▸ Instructions to follow
Take the listing from its first line through the line that contains "from matplotlib.patches import Patch" and please retype those lines exactly, leaving out the pictures.

▸ Stored data
━━━━
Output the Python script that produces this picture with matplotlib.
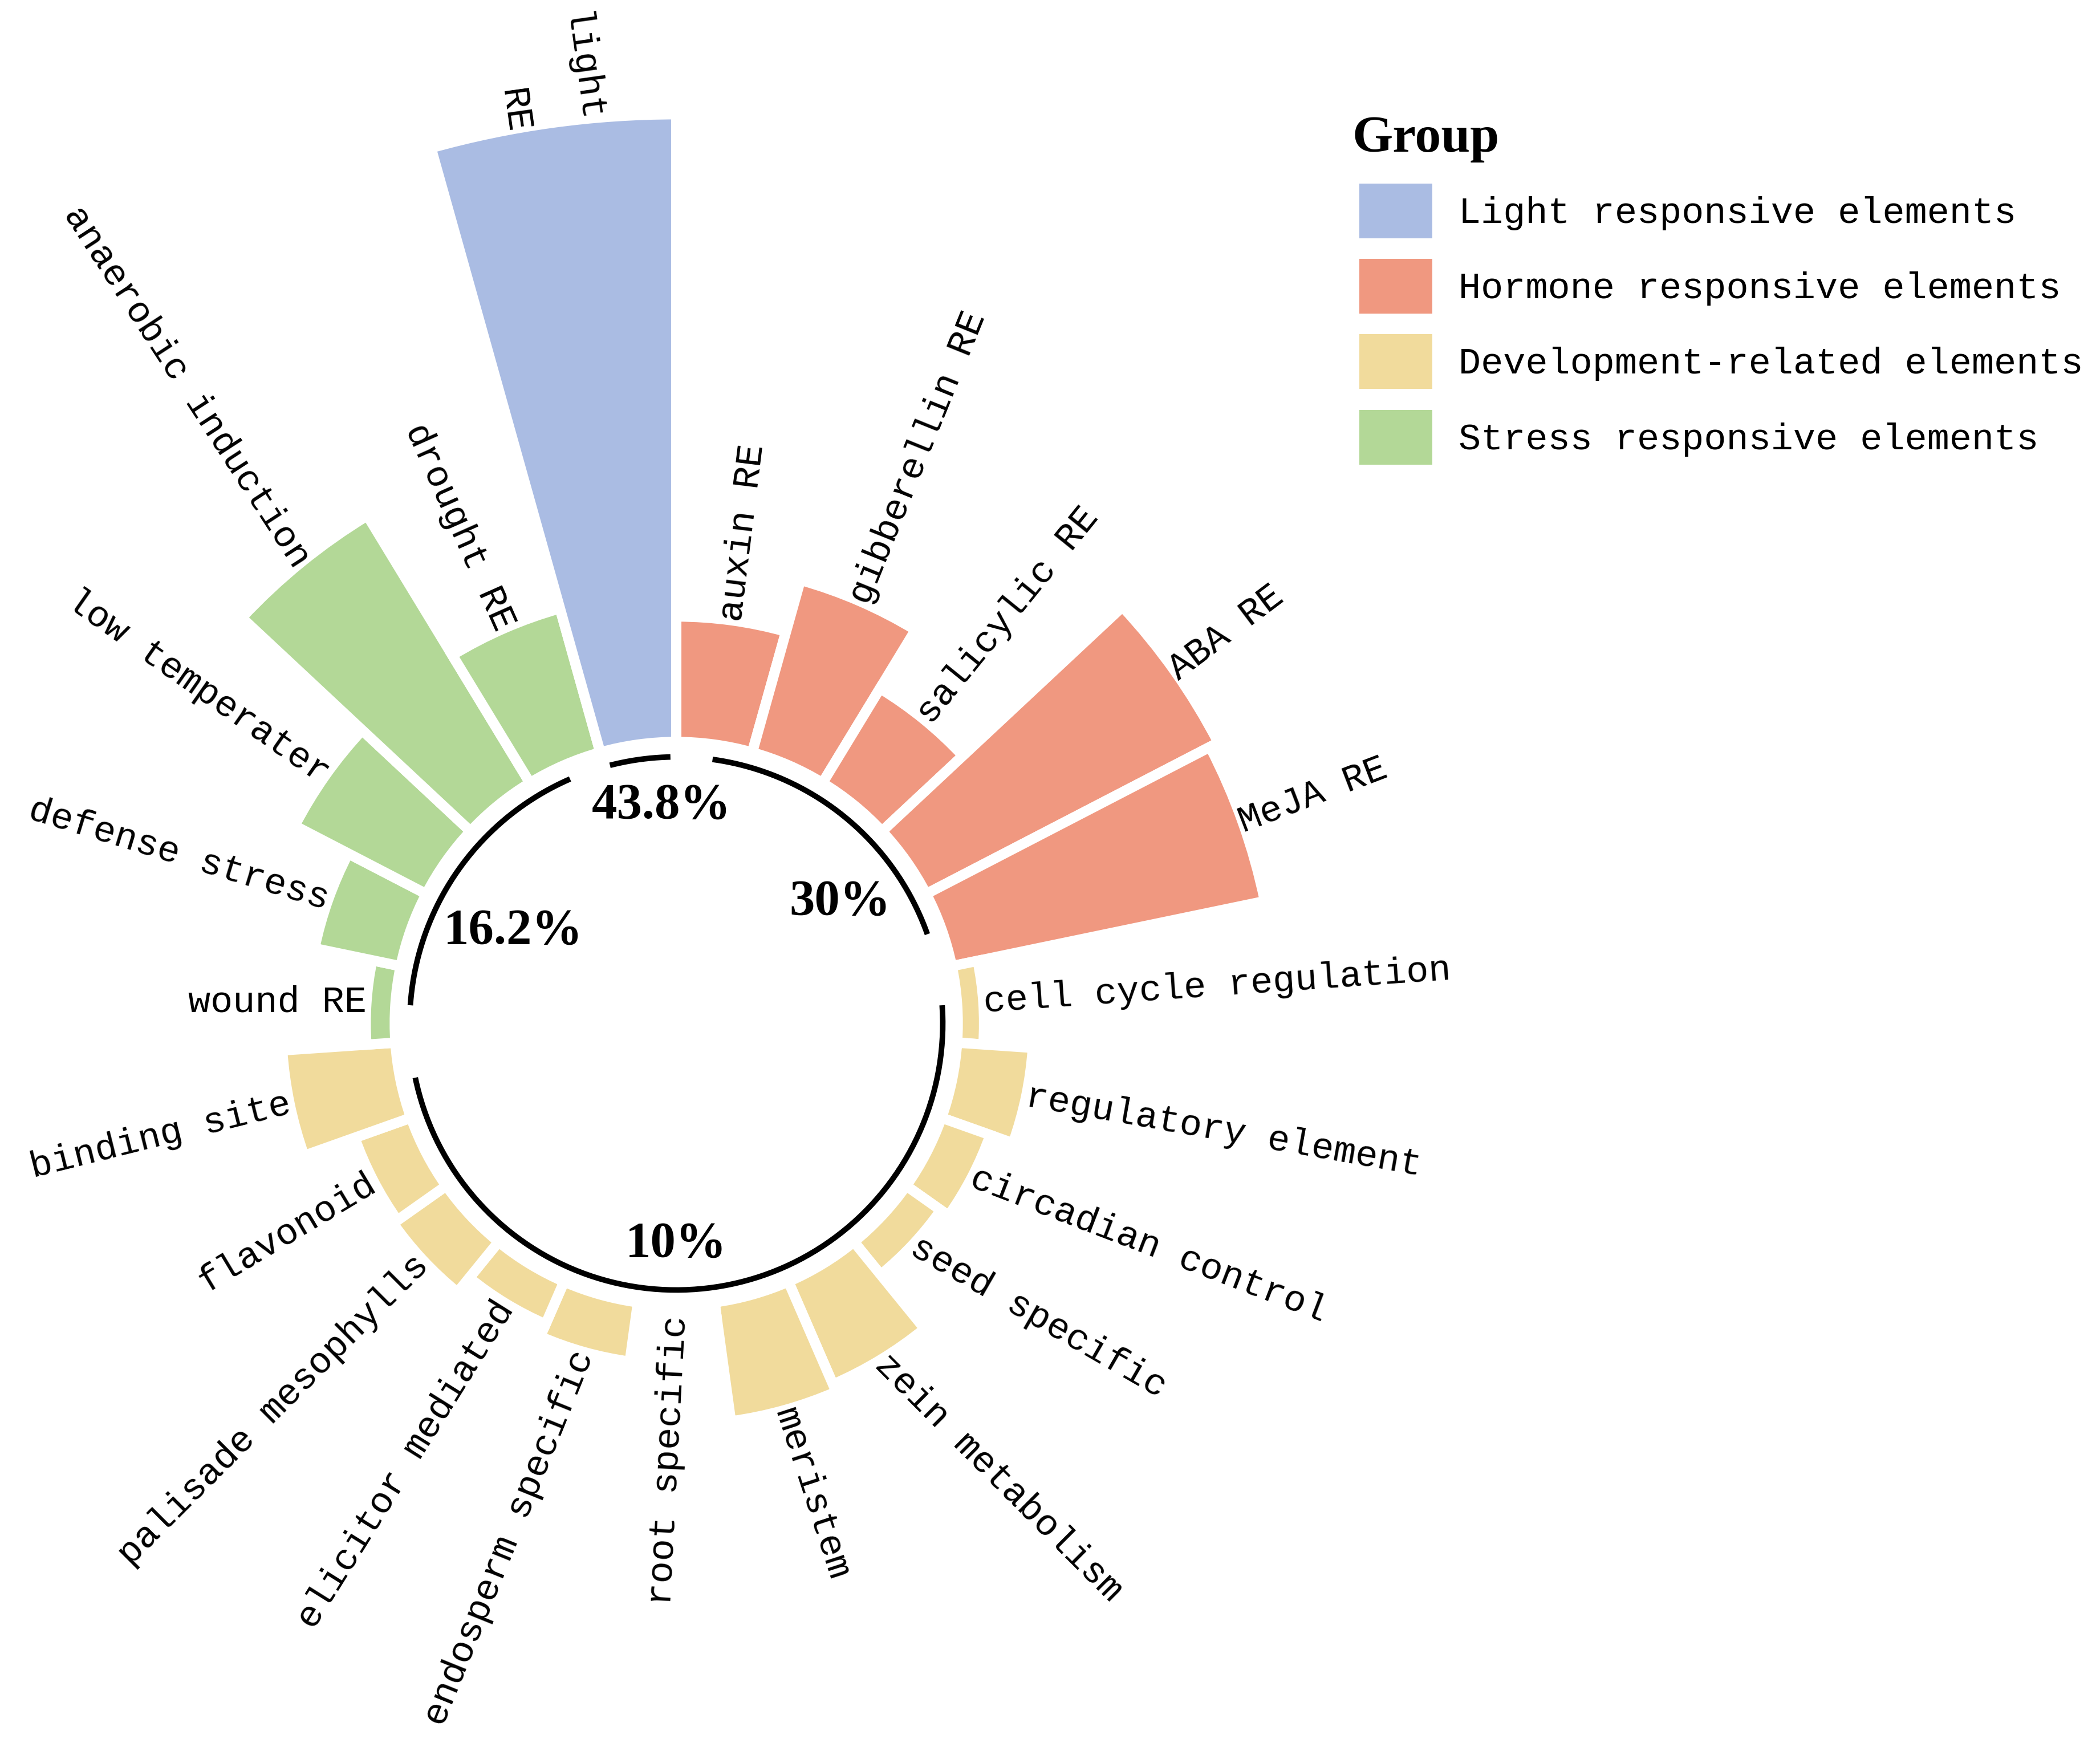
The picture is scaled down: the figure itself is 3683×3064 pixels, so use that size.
import numpy as np
import matplotlib
matplotlib.use("Agg")
import matplotlib.pyplot as plt
from matplotlib.patches import Patch

# element names, clockwise from 12 o'clock
labels = ["auxin RE", "gibberellin RE", "salicylic RE", "ABA RE", "MeJA RE",
          "cell cycle regulation", "regulatory element", "circadian control",
          "seed specific", "zein metabolism", "meristem", "root specific",
          "endosperm specific", "elicitor mediated", "palisade mesophylls",
          "flavonoid", "binding site",
          "wound RE", "defense stress", "low temperater", "anaerobic induction",
          "drought RE",
          "light\nRE"]
groups = (["Hormone"] * 5 + ["Development"] * 12 + ["Stress"] * 5 + ["Light"])
# bar heights (radial length)
heights = [86, 126, 75, 238, 231,
           12, 49, 31, 24, 76, 82, 0, 37, 27, 41, 37, 77,
           14, 58, 103, 226, 104,
           461]
# text angle of each label as it appears in the picture (degrees)
label_rot = [83, 68, 51, 37, 21,
             4, -10, -21, -30, -45, -72, 87, 68, 58, 45, 31, 14,
             0, -17, -35, -57, -66,
             -82]

group_names = ["Light", "Hormone", "Development", "Stress"]
legend_labels = ["Light responsive elements", "Hormone responsive elements",
                 "Development-related elements", "Stress responsive elements"]
group_colors = ["#AABCE3", "#F09880", "#F1DB9C", "#B3D897"]
group_pct = ["43.8%", "30%", "10%", "16.2%"]
# where the percent labels sit (angle in degrees, radius)
pct_pos = [(-3.9, 163), (53.5, 152), (180, 165), (299.5, 140)]

color_of = dict(zip(group_names, group_colors))
colors = [color_of[g] for g in groups]

W, H = 3683, 3064
fig = plt.figure(figsize=(W / 100, H / 100), dpi=100)

scale = 2.349          # pixels per radial unit
cx, cy = 1186, 1795    # circle centre in pixels
rmax = 700
R = rmax * scale
ax = fig.add_axes([(cx - R) / W, (H - cy - R) / H, 2 * R / W, 2 * R / H],
                  projection="polar")
ax.set_theta_zero_location("N")
ax.set_theta_direction(-1)
ax.set_ylim(0, rmax)
ax.set_axis_off()

n = len(labels)
width = 2 * np.pi / n
theta = (np.arange(n) + 0.5) * width
h = np.array(heights, dtype=float)

edge_lw = 13
half_gap = edge_lw / 72 * 100 / scale / 2
inner = 214
ax.bar(theta, h + 2 * half_gap, width=width, bottom=inner - half_gap,
       color=colors, edgecolor="white", linewidth=edge_lw, zorder=2)

# black arcs under each group
ring = 199
for g in group_names:
    idx = [i for i, gg in enumerate(groups) if gg == g]
    t0, t1 = theta[idx[0]], theta[idx[-1]]
    if len(idx) == 1:
        t0 -= 0.42 * width
        t1 += 0.42 * width
    tt = np.linspace(t0, t1, 200)
    ax.plot(tt, np.full_like(tt, ring), color="black", lw=7,
            solid_capstyle="butt", zorder=3)

# labels
for t, lab, hh, rot in zip(theta, labels, h, label_rot):
    deg = np.degrees(t)
    r = (inner + hh) * np.cos(width / 2) + 6
    ha = "left" if deg < 179 else "right"
    ax.text(t, r, lab, rotation=rot, rotation_mode="anchor", ha=ha,
            va="center", multialignment=ha, fontsize=47,
            family="Liberation Mono", linespacing=2.45)

for s, (tdeg, r) in zip(group_pct, pct_pos):
    ax.text(np.radians(tdeg), r, s, ha="center", va="center", fontsize=64,
            fontweight="bold", family="Liberation Serif")

fig.text(2372 / W, 1 - 266 / H, "Group", ha="left", va="baseline",
         fontsize=66, fontweight="bold", family="Liberation Serif")

handles = [Patch(facecolor=c, edgecolor="none") for c in group_colors]
fig.legend(handles, legend_labels, loc="upper left",
           bbox_to_anchor=(2384 / W, 1 - 322 / H), frameon=False,
           prop={"family": "Liberation Mono", "size": 47},
           handlelength=1.96, handleheight=1.885, handletextpad=0.7,
           labelspacing=0.555, borderpad=0, borderaxespad=0)

fig.savefig("out.png", dpi=100)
━━━━
▸ Correct answer
Output the Python script that produces this picture with matplotlib.
The picture is scaled down: the figure itself is 3683×3064 pixels, so use that size.
import numpy as np
import matplotlib
matplotlib.use("Agg")
import matplotlib.pyplot as plt
from matplotlib.patches import Patch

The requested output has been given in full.